Second, a due process claim requires the deprivation of
some cognizable interest or property. Matthews v. Eldridge,
424
U.S. 319, 332 (1976). Aliens do not have a property interest or
right to an adjustment of status. As we explained in Smith v.
Ashcroft, “discretionary statutory ‘rights’ do not create liberty
or property interests protected by the Due Process Clause.”
295
F.3d 425, 430 (4th Cir. 2002). Accordingly, Igwebuike’s due
process claim must fail.
16
IV.
For the foregoing reasons, we reverse the district
court’s order dismissing Igwebuike’s habeas corpus petition for
lack of subject matter jurisdiction. Our ruling requires a limited
remand. We remand for the district court to enter an order giving
the District Director sixty days in which to begin reconsideration
of Igwebuike’s eligibility for adjustment of status, using the
appropriate evidentiary standard and complying with 8 C.F.R.

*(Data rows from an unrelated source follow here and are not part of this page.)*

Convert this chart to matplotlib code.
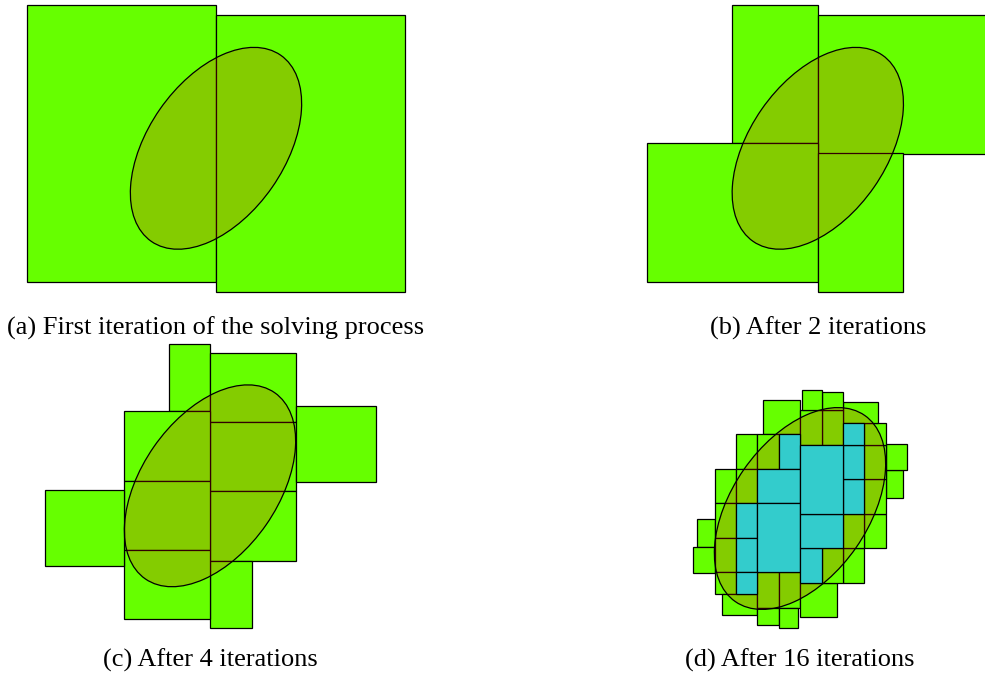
#!/usr/bin/env python3
"""
Paving of an ellipse by interval boxes, four stages of the solver.
"""

import matplotlib
matplotlib.use('Agg')  # no display
import matplotlib.pyplot as plt
from matplotlib.patches import Rectangle, Ellipse

plt.rcParams['font.family'] = ['Liberation Serif', 'DejaVu Serif']

FIG_W, FIG_H = 985, 677
DPI = 100

GREEN = '#66ff00'
CYAN = '#33cccc'

# the constraint: tilted ellipse centred on the origin (world units)
ELLIPSE_WIDTH = 226.7
ELLIPSE_HEIGHT = 136.7
ELLIPSE_ANGLE = 55.2

# boxes as (x0, x1, y0, y1) in world units, origin = ellipse centre
boxes_a = [
    (-189.0, 0.0, -133.5, 143.5),
    (0.0, 189.0, -143.5, 133.5),
]

boxes_b = [
    (-85.5, 0.0, 5.2, 143.5),
    (0.0, 171.0, -5.2, 133.5),
    (-171.0, 0.0, -133.5, 5.2),
    (0.0, 85.5, -143.5, -5.2),
]

boxes_c = [
    (-41.5, 0.0, 74.7, 141.8),
    (0.0, 85.7, 63.8, 133.3),
    (0.0, 85.7, -5.3, 63.8),
    (0.0, 85.7, -74.7, -5.3),
    (0.0, 41.5, -141.8, -74.7),
    (85.7, 165.5, 4.3, 80.3),
    (-85.7, 0.0, 5.3, 74.7),
    (-85.7, 0.0, -63.8, 5.3),
    (-85.7, 0.0, -133.3, -63.8),
    (-165.5, -85.7, -80.3, -4.3),
]

# boundary boxes after 16 iterations
boxes_d = [
    (-102.7, -85.5, -38.8, -10.8),
    (-107.3, -85.5, -64.2, -38.8),
    (-85.5, -64.2, 5.5, 39.6),
    (-85.5, -64.2, -29.3, 5.5),
    (-85.5, -64.2, -63.9, -29.3),
    (-85.5, -64.2, -85.5, -63.9),
    (-64.2, -42.7, 39.6, 74.5),
    (-64.2, -42.7, 5.5, 39.6),
    (-77.7, -42.7, -106.7, -85.5),
    (-37.0, 0.0, 74.5, 108.6),
    (-42.7, -21.5, 39.6, 74.5),
    (-42.7, -21.5, -99.0, -63.9),
    (-21.5, 0.0, -99.0, -63.9),
    (-42.7, -21.5, -116.8, -99.0),
    (-21.5, -1.7, -119.0, -99.0),
    (85.5, 102.7, 10.8, 38.8),
    (85.5, 107.3, 38.8, 64.2),
    (64.2, 85.5, -39.6, -5.5),
    (64.2, 85.5, -5.5, 29.3),
    (64.2, 85.5, 29.3, 63.9),
    (64.2, 85.5, 63.9, 85.5),
    (42.7, 64.2, -74.5, -39.6),
    (42.7, 64.2, -39.6, -5.5),
    (42.7, 77.7, 85.5, 106.7),
    (0.0, 37.0, -108.6, -74.5),
    (21.5, 42.7, -74.5, -39.6),
    (21.5, 42.7, 63.9, 99.0),
    (0.0, 21.5, 63.9, 99.0),
    (21.5, 42.7, 99.0, 116.8),
    (1.7, 21.5, 99.0, 119.0),
]

# boxes proven inside the ellipse after 16 iterations
inner_d = [
    (-64.2, -42.7, -29.3, 5.5),
    (-64.2, -42.7, -63.9, -29.3),
    (-64.2, -42.7, -85.5, -63.9),
    (-21.5, 0.0, 39.6, 74.5),
    (-42.7, 0.0, 5.5, 39.6),
    (-42.7, 0.0, -63.9, 5.5),
    (42.7, 64.2, -5.5, 29.3),
    (42.7, 64.2, 29.3, 63.9),
    (42.7, 64.2, 63.9, 85.5),
    (0.0, 21.5, -74.5, -39.6),
    (0.0, 42.7, -39.6, -5.5),
    (0.0, 42.7, -5.5, 63.9),
]

captions = [
    '(a) First iteration of the solving process',
    '(b) After 2 iterations',
    '(c) After 4 iterations',
    '(d) After 16 iterations',
]


def draw_panel(fig, centre, caption_y, boxes, inner, caption):
    """
    Draw one stage: green boxes, the ellipse on top, inner boxes above it.
    centre is the ellipse centre in figure pixels (x, y from the top).
    """
    cx, cy = centre
    ax = fig.add_axes([0, 0, 1, 1])
    ax.set_xlim(-cx, FIG_W - cx)
    ax.set_ylim(cy - FIG_H, cy)
    ax.axis('off')

    for x0, x1, y0, y1 in boxes:
        ax.add_patch(Rectangle((x0, y0), x1 - x0, y1 - y0, facecolor=GREEN,
                               edgecolor='black', linewidth=0.9, zorder=1))

    ax.add_patch(Ellipse((0, 0), ELLIPSE_WIDTH, ELLIPSE_HEIGHT, angle=ELLIPSE_ANGLE,
                         facecolor=(1.0, 0.0, 0.0, 0.2), edgecolor='black',
                         linewidth=0.9, zorder=2))

    for x0, x1, y0, y1 in inner:
        ax.add_patch(Rectangle((x0, y0), x1 - x0, y1 - y0, facecolor=CYAN,
                               edgecolor='black', linewidth=0.9, zorder=3))

    fig.text(cx / FIG_W, 1 - caption_y / FIG_H, caption,
             ha='center', va='baseline', fontsize=19)


fig = plt.figure(figsize=(FIG_W / DPI, FIG_H / DPI), dpi=DPI)

draw_panel(fig, (216.0, 148.3), 335.0, boxes_a, [], captions[0])
draw_panel(fig, (817.8, 148.3), 335.0, boxes_b, [], captions[1])
draw_panel(fig, (210.0, 485.8), 667.0, boxes_c, [], captions[2])
draw_panel(fig, (800.0, 508.5), 667.0, boxes_d, inner_d, captions[3])

fig.savefig('out.png', dpi=DPI)
plt.close(fig)
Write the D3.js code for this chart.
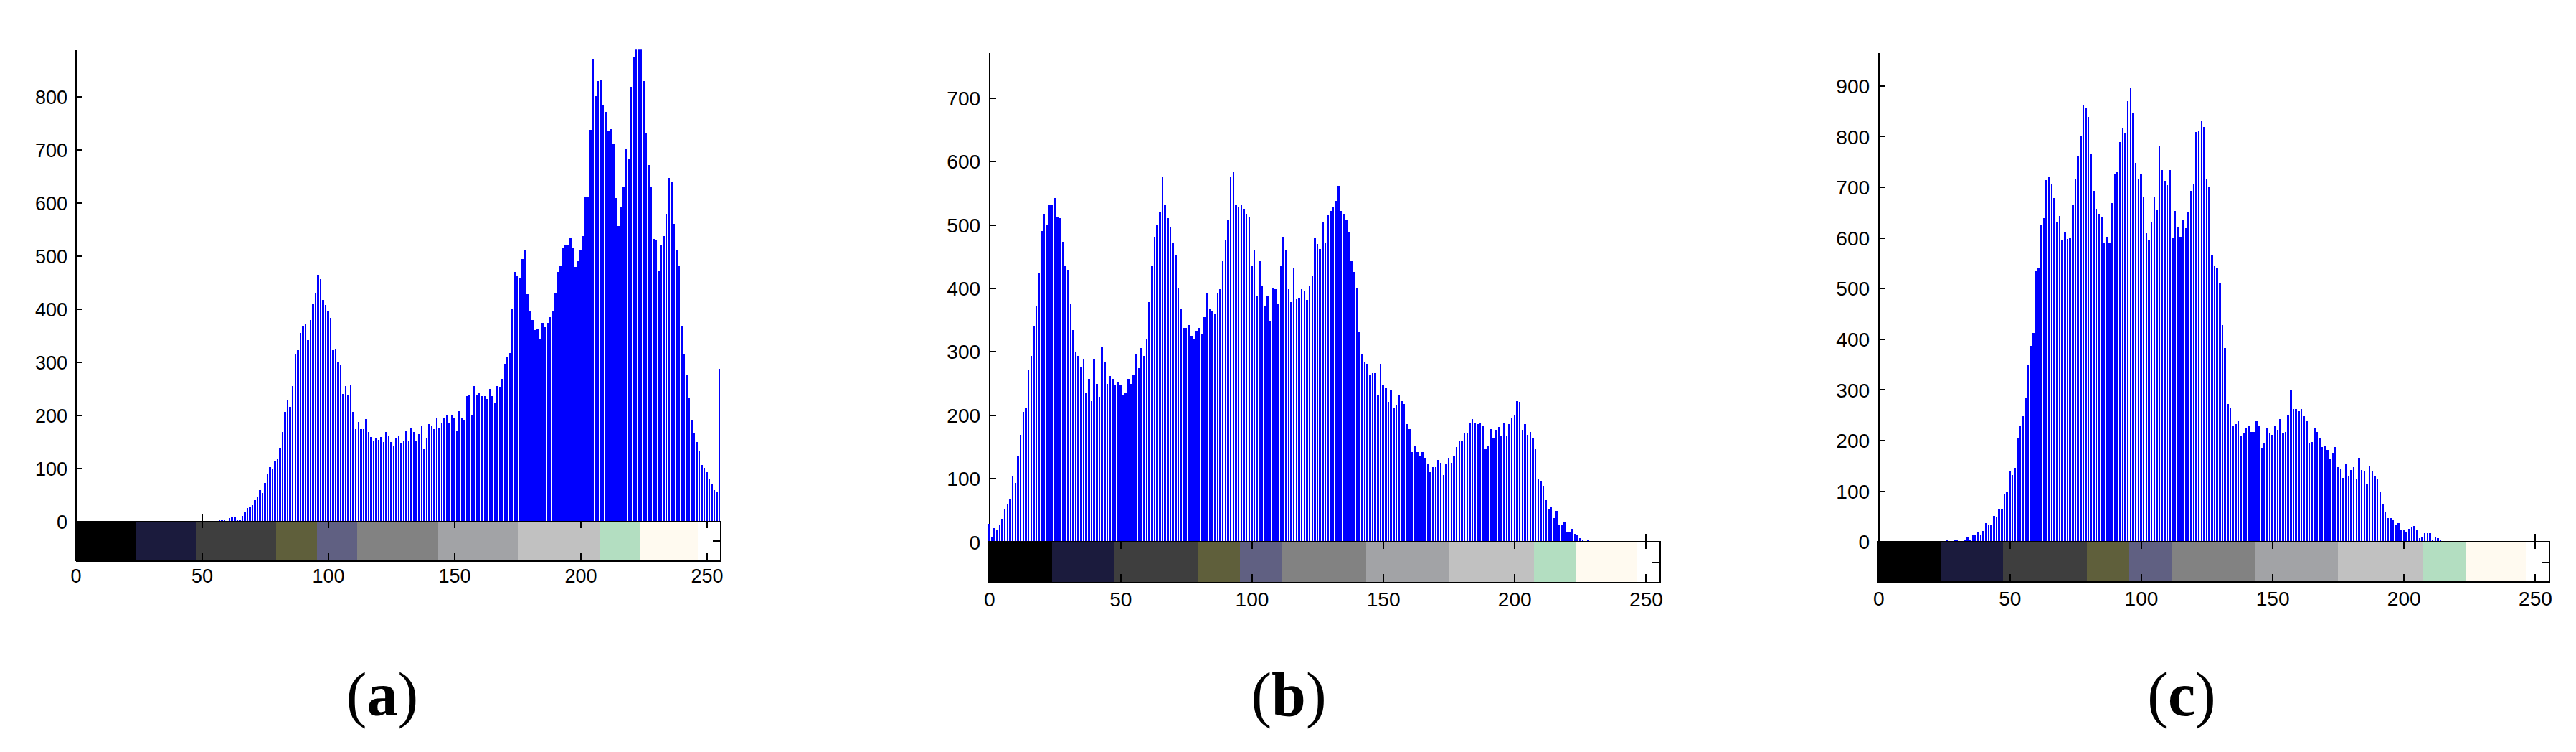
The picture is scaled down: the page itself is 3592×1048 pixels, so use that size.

§ 103.2(b)(8). If Igwebuike is determined to be eligible for
consideration for adjustment of status, the Director may, of
course, decide whether that discretionary relief is warranted. If
the Director provides satisfactory proof, within ninety days of the
district court’s order, that the reconsideration is under way, the
court may dismiss the case. If the Director fails to comply, the
district court will issue a writ of habeas corpus.